Dataset rows >>

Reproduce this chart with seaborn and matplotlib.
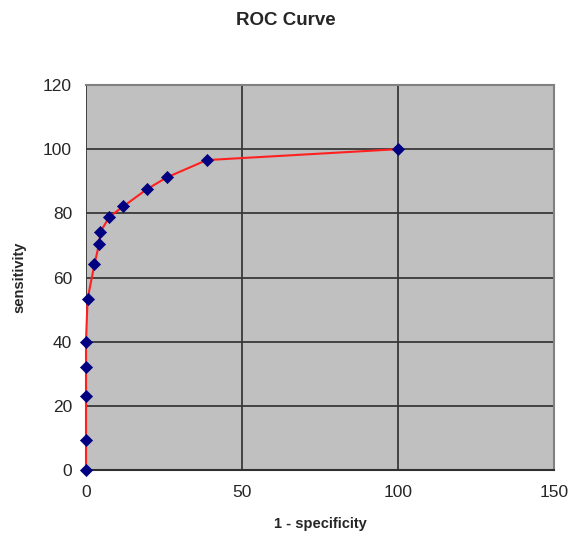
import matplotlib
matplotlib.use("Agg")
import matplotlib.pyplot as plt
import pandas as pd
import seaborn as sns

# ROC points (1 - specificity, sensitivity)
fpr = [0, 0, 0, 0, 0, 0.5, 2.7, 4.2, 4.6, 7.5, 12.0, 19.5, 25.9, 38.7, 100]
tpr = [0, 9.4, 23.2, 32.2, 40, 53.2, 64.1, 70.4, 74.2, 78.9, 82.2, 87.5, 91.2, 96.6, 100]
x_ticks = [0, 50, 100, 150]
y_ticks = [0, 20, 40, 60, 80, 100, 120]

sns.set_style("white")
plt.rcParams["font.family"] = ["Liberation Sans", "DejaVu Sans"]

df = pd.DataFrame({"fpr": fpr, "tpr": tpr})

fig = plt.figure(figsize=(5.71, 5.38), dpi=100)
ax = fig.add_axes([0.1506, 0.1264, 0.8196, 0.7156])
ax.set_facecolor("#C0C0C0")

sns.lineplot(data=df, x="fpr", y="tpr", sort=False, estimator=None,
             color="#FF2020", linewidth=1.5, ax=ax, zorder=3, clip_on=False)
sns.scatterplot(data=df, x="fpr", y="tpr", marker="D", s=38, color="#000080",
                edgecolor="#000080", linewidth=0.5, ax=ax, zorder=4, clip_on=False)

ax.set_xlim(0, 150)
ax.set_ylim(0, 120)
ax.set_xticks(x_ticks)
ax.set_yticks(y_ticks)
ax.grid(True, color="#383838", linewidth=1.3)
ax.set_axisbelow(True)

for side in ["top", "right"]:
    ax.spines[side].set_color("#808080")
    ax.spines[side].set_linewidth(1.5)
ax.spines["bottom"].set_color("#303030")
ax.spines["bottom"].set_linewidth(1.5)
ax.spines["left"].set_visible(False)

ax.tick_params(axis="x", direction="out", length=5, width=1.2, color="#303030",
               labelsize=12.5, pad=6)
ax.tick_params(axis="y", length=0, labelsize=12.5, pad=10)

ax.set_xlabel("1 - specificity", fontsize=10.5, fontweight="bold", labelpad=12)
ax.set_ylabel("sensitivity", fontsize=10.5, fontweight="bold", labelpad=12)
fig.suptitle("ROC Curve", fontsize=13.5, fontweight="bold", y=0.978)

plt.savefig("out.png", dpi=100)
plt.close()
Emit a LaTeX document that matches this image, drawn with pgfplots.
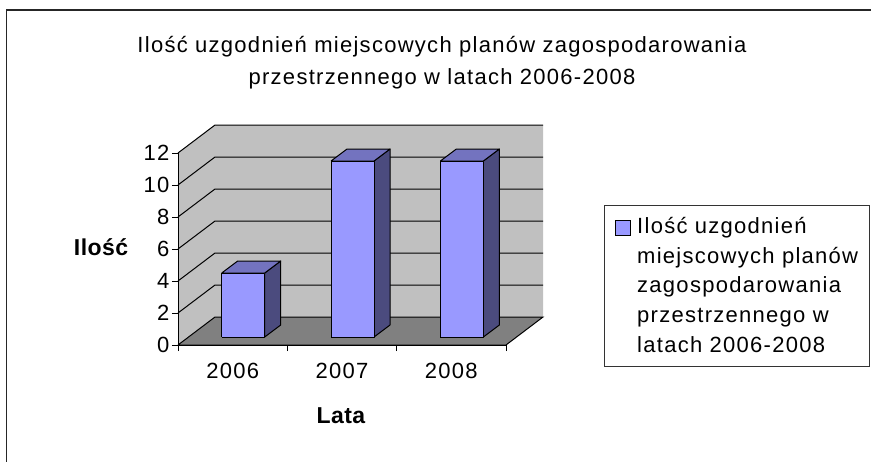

Job >> In the entries above, find the line that contains "ax=ax, zorder=4, clip_on=False)", then repeat exactly every line from the first one through that line, with no pictures.

Written answer >>
Reproduce this chart with seaborn and matplotlib.
import matplotlib
matplotlib.use("Agg")
import matplotlib.pyplot as plt
import pandas as pd
import seaborn as sns

# ROC points (1 - specificity, sensitivity)
fpr = [0, 0, 0, 0, 0, 0.5, 2.7, 4.2, 4.6, 7.5, 12.0, 19.5, 25.9, 38.7, 100]
tpr = [0, 9.4, 23.2, 32.2, 40, 53.2, 64.1, 70.4, 74.2, 78.9, 82.2, 87.5, 91.2, 96.6, 100]
x_ticks = [0, 50, 100, 150]
y_ticks = [0, 20, 40, 60, 80, 100, 120]

sns.set_style("white")
plt.rcParams["font.family"] = ["Liberation Sans", "DejaVu Sans"]

df = pd.DataFrame({"fpr": fpr, "tpr": tpr})

fig = plt.figure(figsize=(5.71, 5.38), dpi=100)
ax = fig.add_axes([0.1506, 0.1264, 0.8196, 0.7156])
ax.set_facecolor("#C0C0C0")

sns.lineplot(data=df, x="fpr", y="tpr", sort=False, estimator=None,
             color="#FF2020", linewidth=1.5, ax=ax, zorder=3, clip_on=False)
sns.scatterplot(data=df, x="fpr", y="tpr", marker="D", s=38, color="#000080",
                edgecolor="#000080", linewidth=0.5, ax=ax, zorder=4, clip_on=False)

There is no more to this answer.